- **Problem to work on**: Go through the data below. List every line that holds the word "chart".

- **Records provided**:
★ ★ ★
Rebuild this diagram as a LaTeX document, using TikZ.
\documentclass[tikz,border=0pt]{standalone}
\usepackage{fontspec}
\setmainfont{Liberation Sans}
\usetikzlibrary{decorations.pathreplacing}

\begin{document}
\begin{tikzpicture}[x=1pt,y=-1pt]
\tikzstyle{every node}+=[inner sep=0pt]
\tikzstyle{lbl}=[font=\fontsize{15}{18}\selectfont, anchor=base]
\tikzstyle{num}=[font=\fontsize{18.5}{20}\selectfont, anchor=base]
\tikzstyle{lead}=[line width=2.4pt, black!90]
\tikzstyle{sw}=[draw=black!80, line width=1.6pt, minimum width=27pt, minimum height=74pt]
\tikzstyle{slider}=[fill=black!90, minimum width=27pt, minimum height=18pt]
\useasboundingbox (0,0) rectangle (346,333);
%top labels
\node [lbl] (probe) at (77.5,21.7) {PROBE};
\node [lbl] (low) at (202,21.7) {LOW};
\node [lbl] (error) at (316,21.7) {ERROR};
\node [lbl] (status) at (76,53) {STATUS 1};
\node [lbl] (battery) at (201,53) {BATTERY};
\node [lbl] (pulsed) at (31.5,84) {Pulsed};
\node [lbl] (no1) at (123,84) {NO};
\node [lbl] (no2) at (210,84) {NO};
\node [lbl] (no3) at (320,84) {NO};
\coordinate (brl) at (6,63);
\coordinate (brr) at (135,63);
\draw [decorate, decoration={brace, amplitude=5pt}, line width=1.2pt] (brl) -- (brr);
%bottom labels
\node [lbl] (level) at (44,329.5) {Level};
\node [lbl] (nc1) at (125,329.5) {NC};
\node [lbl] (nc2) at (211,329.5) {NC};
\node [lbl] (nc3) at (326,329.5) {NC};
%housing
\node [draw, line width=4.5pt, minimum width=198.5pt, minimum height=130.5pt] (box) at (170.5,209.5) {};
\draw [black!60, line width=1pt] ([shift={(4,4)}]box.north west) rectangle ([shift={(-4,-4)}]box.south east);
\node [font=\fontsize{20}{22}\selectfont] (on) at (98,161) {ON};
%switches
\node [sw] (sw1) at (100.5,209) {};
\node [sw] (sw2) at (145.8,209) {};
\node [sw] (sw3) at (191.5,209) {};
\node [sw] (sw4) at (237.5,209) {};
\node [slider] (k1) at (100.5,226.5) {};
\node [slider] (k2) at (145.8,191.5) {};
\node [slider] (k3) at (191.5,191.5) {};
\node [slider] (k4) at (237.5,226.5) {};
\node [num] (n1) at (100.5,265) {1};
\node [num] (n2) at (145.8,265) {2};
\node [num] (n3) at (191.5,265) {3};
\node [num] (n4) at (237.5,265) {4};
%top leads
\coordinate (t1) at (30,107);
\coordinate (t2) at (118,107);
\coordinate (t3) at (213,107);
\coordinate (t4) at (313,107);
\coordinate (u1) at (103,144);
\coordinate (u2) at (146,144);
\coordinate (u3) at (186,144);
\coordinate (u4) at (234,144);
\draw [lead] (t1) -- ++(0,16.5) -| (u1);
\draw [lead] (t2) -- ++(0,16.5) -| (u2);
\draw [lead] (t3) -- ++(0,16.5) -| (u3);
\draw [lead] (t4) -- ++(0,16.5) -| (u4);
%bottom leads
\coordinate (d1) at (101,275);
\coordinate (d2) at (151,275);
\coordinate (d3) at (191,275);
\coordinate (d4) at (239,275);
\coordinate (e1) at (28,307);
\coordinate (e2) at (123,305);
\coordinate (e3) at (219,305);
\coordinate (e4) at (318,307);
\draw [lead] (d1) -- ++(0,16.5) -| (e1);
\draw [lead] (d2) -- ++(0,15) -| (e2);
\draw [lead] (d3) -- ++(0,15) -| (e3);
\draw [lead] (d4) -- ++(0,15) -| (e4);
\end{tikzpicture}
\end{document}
★ ★ ★
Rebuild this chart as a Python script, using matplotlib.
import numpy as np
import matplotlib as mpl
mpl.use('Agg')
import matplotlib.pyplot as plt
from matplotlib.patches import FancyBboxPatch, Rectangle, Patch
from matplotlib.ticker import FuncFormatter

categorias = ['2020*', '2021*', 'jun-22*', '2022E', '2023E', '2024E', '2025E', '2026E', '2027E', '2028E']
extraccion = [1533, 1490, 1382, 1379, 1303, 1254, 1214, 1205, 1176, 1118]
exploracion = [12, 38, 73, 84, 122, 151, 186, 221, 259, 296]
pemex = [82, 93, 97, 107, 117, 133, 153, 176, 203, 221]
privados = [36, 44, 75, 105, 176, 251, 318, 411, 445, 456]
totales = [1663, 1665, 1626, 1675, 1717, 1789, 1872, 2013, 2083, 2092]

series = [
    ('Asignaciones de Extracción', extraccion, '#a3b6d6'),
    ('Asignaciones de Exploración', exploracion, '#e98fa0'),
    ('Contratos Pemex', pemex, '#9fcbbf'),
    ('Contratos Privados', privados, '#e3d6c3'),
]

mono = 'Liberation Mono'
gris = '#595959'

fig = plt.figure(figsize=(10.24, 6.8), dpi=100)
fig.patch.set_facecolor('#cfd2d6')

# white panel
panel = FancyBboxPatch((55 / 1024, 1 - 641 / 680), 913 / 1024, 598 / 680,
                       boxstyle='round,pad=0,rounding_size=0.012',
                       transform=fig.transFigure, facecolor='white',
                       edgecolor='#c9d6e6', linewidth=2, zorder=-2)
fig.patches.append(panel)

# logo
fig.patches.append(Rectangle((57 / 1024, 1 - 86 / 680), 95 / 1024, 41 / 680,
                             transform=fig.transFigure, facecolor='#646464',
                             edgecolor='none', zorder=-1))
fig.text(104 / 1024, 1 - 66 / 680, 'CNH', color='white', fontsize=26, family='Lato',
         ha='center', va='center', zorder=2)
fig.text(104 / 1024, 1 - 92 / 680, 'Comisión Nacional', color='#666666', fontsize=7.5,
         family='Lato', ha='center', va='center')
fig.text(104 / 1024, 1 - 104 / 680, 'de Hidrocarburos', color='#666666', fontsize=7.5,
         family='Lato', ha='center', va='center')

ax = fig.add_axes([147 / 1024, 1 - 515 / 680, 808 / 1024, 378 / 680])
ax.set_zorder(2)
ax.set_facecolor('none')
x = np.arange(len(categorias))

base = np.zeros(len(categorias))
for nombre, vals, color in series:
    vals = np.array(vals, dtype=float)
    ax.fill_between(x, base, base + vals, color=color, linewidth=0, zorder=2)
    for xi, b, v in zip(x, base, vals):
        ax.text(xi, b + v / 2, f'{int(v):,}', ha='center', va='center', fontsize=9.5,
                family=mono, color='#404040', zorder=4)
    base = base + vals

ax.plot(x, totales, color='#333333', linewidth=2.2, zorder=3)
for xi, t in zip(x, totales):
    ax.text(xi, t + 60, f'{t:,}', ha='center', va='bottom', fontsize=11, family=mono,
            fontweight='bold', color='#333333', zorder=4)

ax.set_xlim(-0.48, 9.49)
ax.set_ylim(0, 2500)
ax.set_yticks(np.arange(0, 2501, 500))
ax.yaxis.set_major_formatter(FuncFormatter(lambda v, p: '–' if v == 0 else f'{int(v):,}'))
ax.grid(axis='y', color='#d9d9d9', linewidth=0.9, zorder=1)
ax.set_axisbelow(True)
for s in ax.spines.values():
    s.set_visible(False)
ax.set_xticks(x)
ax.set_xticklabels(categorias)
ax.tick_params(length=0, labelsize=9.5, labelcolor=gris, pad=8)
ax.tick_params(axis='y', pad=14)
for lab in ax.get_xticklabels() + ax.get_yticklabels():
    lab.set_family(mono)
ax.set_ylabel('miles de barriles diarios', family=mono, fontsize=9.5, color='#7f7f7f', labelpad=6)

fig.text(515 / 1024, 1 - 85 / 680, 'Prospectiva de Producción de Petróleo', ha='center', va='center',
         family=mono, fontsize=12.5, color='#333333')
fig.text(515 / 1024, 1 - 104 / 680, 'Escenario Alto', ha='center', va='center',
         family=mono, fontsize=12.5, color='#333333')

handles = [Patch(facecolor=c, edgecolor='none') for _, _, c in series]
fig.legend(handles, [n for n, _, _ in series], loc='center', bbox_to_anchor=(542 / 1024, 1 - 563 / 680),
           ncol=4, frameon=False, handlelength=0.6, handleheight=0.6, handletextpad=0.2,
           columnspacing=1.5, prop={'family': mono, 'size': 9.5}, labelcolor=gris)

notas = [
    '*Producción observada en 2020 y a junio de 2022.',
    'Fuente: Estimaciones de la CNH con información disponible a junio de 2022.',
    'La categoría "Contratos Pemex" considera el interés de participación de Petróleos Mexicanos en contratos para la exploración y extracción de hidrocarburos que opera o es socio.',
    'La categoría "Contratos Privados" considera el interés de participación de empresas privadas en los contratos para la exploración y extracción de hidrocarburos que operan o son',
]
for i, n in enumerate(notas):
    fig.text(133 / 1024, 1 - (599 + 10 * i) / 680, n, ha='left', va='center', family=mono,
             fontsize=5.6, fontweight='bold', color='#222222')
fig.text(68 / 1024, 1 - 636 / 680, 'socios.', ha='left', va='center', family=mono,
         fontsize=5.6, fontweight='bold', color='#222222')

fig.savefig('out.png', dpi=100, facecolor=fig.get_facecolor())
★ ★ ★
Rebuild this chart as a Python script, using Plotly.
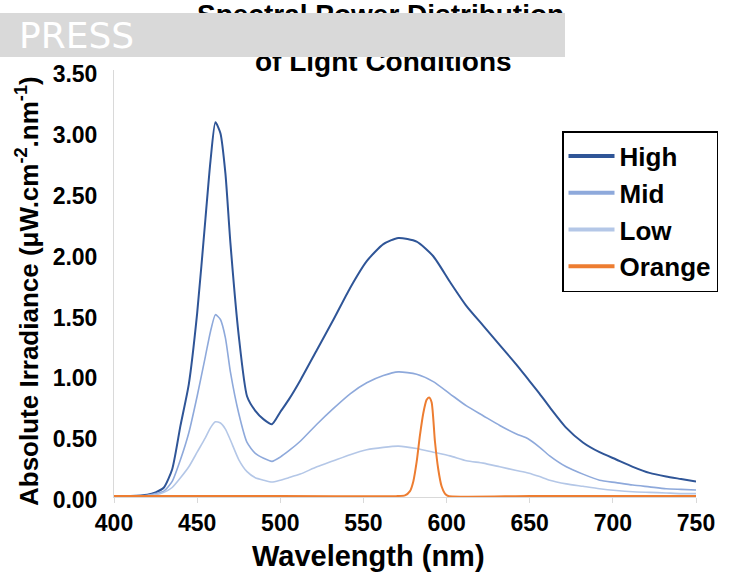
★ ★ ★
- **Problem solution**:
Rebuild this chart as a Python script, using matplotlib.
Rebuild this chart as a Python script, using Plotly.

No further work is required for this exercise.